> _TO DO_
Print exactly the lines from the first one down to the line containing "0.8, 0.9, 1.0];", both ends included, with no pictures and nothing else.

::::::

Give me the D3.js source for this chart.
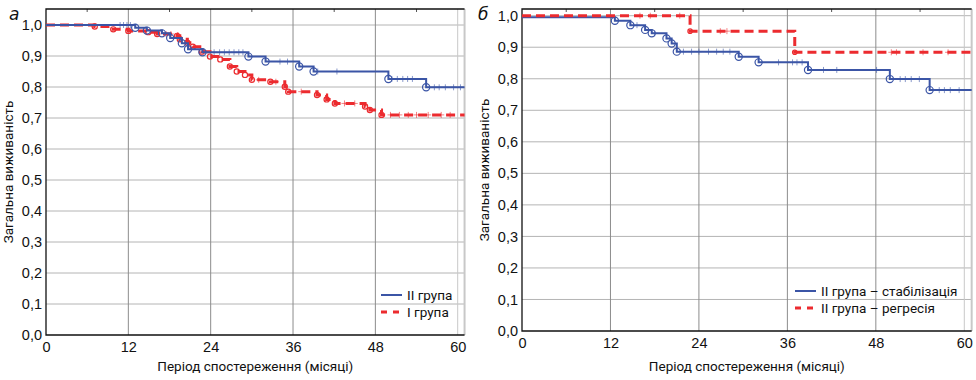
<!DOCTYPE html>
<html>
<head>
<meta charset="utf-8">
<script src="https://cdn.jsdelivr.net/npm/d3@7"></script>
<style>
  body { margin: 0; background: #fff; }
  svg { display: block; font-family: Roboto, "Liberation Sans", sans-serif; }
</style>
</head>
<body>
<svg width="976" height="380"></svg>
<script>
// ---- data ----
var xTicks = [0, 12, 24, 36, 48, 60];
var yTicks = [0, 0.1, 0.2, 0.3, 0.4, 0.5, 0.6, 0.7, 0.8, 0.9, 1.0];

// panel а : II група (blue), I група (red)
var aBlueT = [13, 14.7, 16.9, 18.1, 19.8, 20.7, 22.8, 29.5, 32, 36.9, 39, 49.9, 55.4];
var aBlueS = [0.991, 0.982, 0.973, 0.958, 0.941, 0.922, 0.912, 0.898, 0.882, 0.866, 0.85, 0.826, 0.799];
var aBlueCens = [10.8, 11.3, 11.8, 12.3, 24.5, 25.3, 26, 26.7, 27.4, 28.1, 28.7, 34.1, 35.2, 39.6, 42.4, 50.4, 51.2, 52, 52.7, 53.4, 56.6, 57.3, 58.2, 59.4, 60.4];
var aRedT = [7.1, 9.8, 12, 14.9, 16.2, 19.1, 19.5, 20.6, 21.4, 22.7, 23.9, 25.4, 26.8, 27.8, 29, 30, 32.7, 34.8, 35.3, 39.5, 40.9, 42.1, 46.5, 47.2, 48.9];
var aRedS = [0.995, 0.986, 0.981, 0.977, 0.971, 0.965, 0.954, 0.943, 0.93, 0.914, 0.898, 0.889, 0.866, 0.85, 0.839, 0.823, 0.817, 0.801, 0.785, 0.774, 0.76, 0.747, 0.737, 0.726, 0.71];
var aRedCens = [17.5, 18.2, 31, 33.5, 37.2, 43.5, 45, 50.2, 51.5, 52.8, 54, 55.7, 57.6, 58.9];

// panel б : II група – стабілізація (blue), II група – регресія (red)
var bBlueT = [12.6, 14.7, 16.7, 17.6, 19.6, 20.3, 21, 29.4, 32.1, 38.8, 49.9, 55.3];
var bBlueS = [0.984, 0.97, 0.955, 0.944, 0.928, 0.912, 0.886, 0.87, 0.852, 0.828, 0.799, 0.764];
var bBlueStart = 0.995;
var bBlueCens = [15.6, 18, 21.9, 23, 24, 25.3, 26.4, 27.3, 28.2, 34.8, 36.7, 37.3, 38, 40.9, 42.7, 48.1, 51.3, 52, 52.8, 53.9, 56.6, 57.3, 58.1, 59.3];
var bRedT = [22.8, 37];
var bRedS = [0.951, 0.884];
var bRedCens = [16, 17.4, 21.4, 26.9, 27.8, 50.1, 50.8, 54.4, 57.8];

var blue = '#3b55a6', red = '#ec2b2f';

var svg = d3.select('svg');

function survAt(T, S, start, t) {
    var v = start;
    for (var i = 0; i < T.length; i++) { if (T[i] <= t) v = S[i]; }
    return v;
}

function drawPanel(p) {
    var x = d3.scaleLinear().domain([0, 60]).range([p.left, p.x60]);
    var y = d3.scaleLinear().domain([0, 1]).range([p.bottom, p.y1]);
    var right = x(61);
    var g = svg.append('g');

    // grid
    g.selectAll('.hg').data(yTicks.slice(1)).enter().append('line')
        .attr('x1', p.left).attr('x2', right)
        .attr('y1', function(d) { return y(d); }).attr('y2', function(d) { return y(d); })
        .attr('stroke', '#b4b4b4').attr('stroke-width', 1);
    g.selectAll('.vg').data(xTicks.slice(1)).enter().append('line')
        .attr('x1', function(d) { return x(d); }).attr('x2', function(d) { return x(d); })
        .attr('y1', p.top).attr('y2', p.bottom)
        .attr('stroke', function(d) { return d === 60 ? '#c8c8c8' : '#8c8c8c'; })
        .attr('stroke-width', 1);
    g.append('line').attr('x1', right).attr('x2', right).attr('y1', p.top).attr('y2', p.bottom)
        .attr('stroke', '#c8c8c8').attr('stroke-width', 2);

    // minor ticks on top border
    g.selectAll('.mt').data(d3.range(6, 60, 12)).enter().append('line')
        .attr('x1', function(d) { return x(d); }).attr('x2', function(d) { return x(d); })
        .attr('y1', p.top).attr('y2', p.top + 3).attr('stroke', '#555');

    // axes
    var xAxis = d3.axisBottom(x).tickValues(xTicks).tickSize(0).tickPadding(7);
    var gx = g.append('g').attr('transform', 'translate(0,' + p.bottom + ')').call(xAxis);
    gx.select('.domain').remove();
    gx.selectAll('text').attr('font-size', 14.5).attr('fill', '#111').attr('font-family', null);

    var yAxis = d3.axisLeft(y).tickValues(yTicks).tickSize(0).tickPadding(4)
        .tickFormat(function(d) { return d3.format('.1f')(d).replace('.', ','); });
    var gy = g.append('g').attr('transform', 'translate(' + p.left + ',0)').call(yAxis);
    gy.select('.domain').remove();
    gy.selectAll('text').attr('font-size', 14.5).attr('fill', '#111').attr('font-family', null);

    // frame
    g.append('path')
        .attr('d', 'M' + right + ',' + p.top + 'H' + p.left + 'V' + p.bottom + 'H' + right)
        .attr('fill', 'none').attr('stroke', '#111').attr('stroke-width', 1.3);

    // curves
    p.series.forEach(function(s) {
        var pts = [[0, s.start]];
        s.T.forEach(function(t, i) { pts.push([t, s.S[i]]); });
        pts.push([61, s.S[s.S.length - 1]]);
        var line = d3.line().x(function(d) { return x(d[0]); }).y(function(d) { return y(d[1]); })
            .curve(d3.curveStepAfter);

        // censor marks
        g.selectAll(null).data(s.cens).enter().append('path')
            .attr('d', function(t) {
                var cx = x(t), cy = y(survAt(s.T, s.S, s.start, t));
                return 'M' + (cx - 3) + ',' + cy + 'H' + (cx + 3) + 'M' + cx + ',' + (cy - 3) + 'V' + (cy + 3);
            })
            .attr('stroke', s.color).attr('stroke-opacity', 0.6).attr('stroke-width', 1);

        g.append('path').datum(pts).attr('d', line)
            .attr('fill', 'none').attr('stroke', s.color)
            .attr('stroke-width', s.dash ? 3 : 2)
            .attr('stroke-dasharray', s.dash ? '9,5' : null);

        // event circles
        g.selectAll(null).data(s.T.map(function(t, i) { return [t, s.S[i]]; })).enter().append('circle')
            .attr('cx', function(d) { return x(d[0]); })
            .attr('cy', function(d) { return y(d[1]); })
            .attr('r', s.r)
            .attr('fill', 'none').attr('stroke', s.color).attr('stroke-width', 1.2);
    });

    // legend
    p.legend.forEach(function(l, i) {
        var ly = p.legY + i * 17;
        g.append('line').attr('x1', p.legX).attr('x2', p.legX + 21)
            .attr('y1', ly).attr('y2', ly)
            .attr('stroke', l.color).attr('stroke-width', l.dash ? 3 : 2)
            .attr('stroke-dasharray', l.dash ? '6,6' : null);
        g.append('text').attr('x', p.legX + 26).attr('y', ly + 5)
            .attr('font-size', 13.5).attr('fill', '#111').text(l.label);
    });

    // labels
    g.append('text').attr('x', p.letterX).attr('y', 20)
        .attr('font-size', 17).attr('font-style', 'italic').attr('fill', '#111')
        .attr('font-family', 'DejaVu Sans, sans-serif').text(p.letter);
    g.append('text')
        .attr('transform', 'translate(' + (p.left - 33) + ',' + ((p.top + p.bottom) / 2) + ') rotate(-90)')
        .attr('text-anchor', 'middle').attr('font-size', 13.5).attr('fill', '#111')
        .text('Загальна виживаність');
    g.append('text').attr('x', (p.left + right) / 2).attr('y', 371)
        .attr('text-anchor', 'middle').attr('font-size', 13.5).attr('fill', '#111')
        .text('Період спостереження (місяці)');
}

drawPanel({
    left: 46, x60: 457.7, bottom: 335, y1: 25, top: 9,
    letter: 'а', letterX: 9,
    legX: 381, legY: 295,
    series: [
        {T: aRedT, S: aRedS, start: 1, cens: aRedCens, color: red, dash: true, r: 2.6},
        {T: aBlueT, S: aBlueS, start: 1, cens: aBlueCens, color: blue, dash: false, r: 3.6}
    ],
    legend: [
        {label: 'II група', color: blue, dash: false},
        {label: 'I група', color: red, dash: true}
    ]
});

drawPanel({
    left: 522, x60: 964.3, bottom: 331, y1: 15.7, top: 9,
    letter: 'б', letterX: 478,
    legX: 795, legY: 291,
    series: [
        {T: bBlueT, S: bBlueS, start: bBlueStart, cens: bBlueCens, color: blue, dash: false, r: 3.6},
        {T: bRedT, S: bRedS, start: 1, cens: bRedCens, color: red, dash: true, r: 2.2}
    ],
    legend: [
        {label: 'II група – стабілізація', color: blue, dash: false},
        {label: 'II група – регресія', color: red, dash: true}
    ]
});
</script>
</body>
</html>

::::::

> _ANSWER FOR THE TASK_
Give me the D3.js source for this chart.
<!DOCTYPE html>
<html>
<head>
<meta charset="utf-8">
<script src="https://cdn.jsdelivr.net/npm/d3@7"></script>
<style>
  body { margin: 0; background: #fff; }
  svg { display: block; font-family: Roboto, "Liberation Sans", sans-serif; }
</style>
</head>
<body>
<svg width="976" height="380"></svg>
<script>
// ---- data ----
var xTicks = [0, 12, 24, 36, 48, 60];
var yTicks = [0, 0.1, 0.2, 0.3, 0.4, 0.5, 0.6, 0.7, 0.8, 0.9, 1.0];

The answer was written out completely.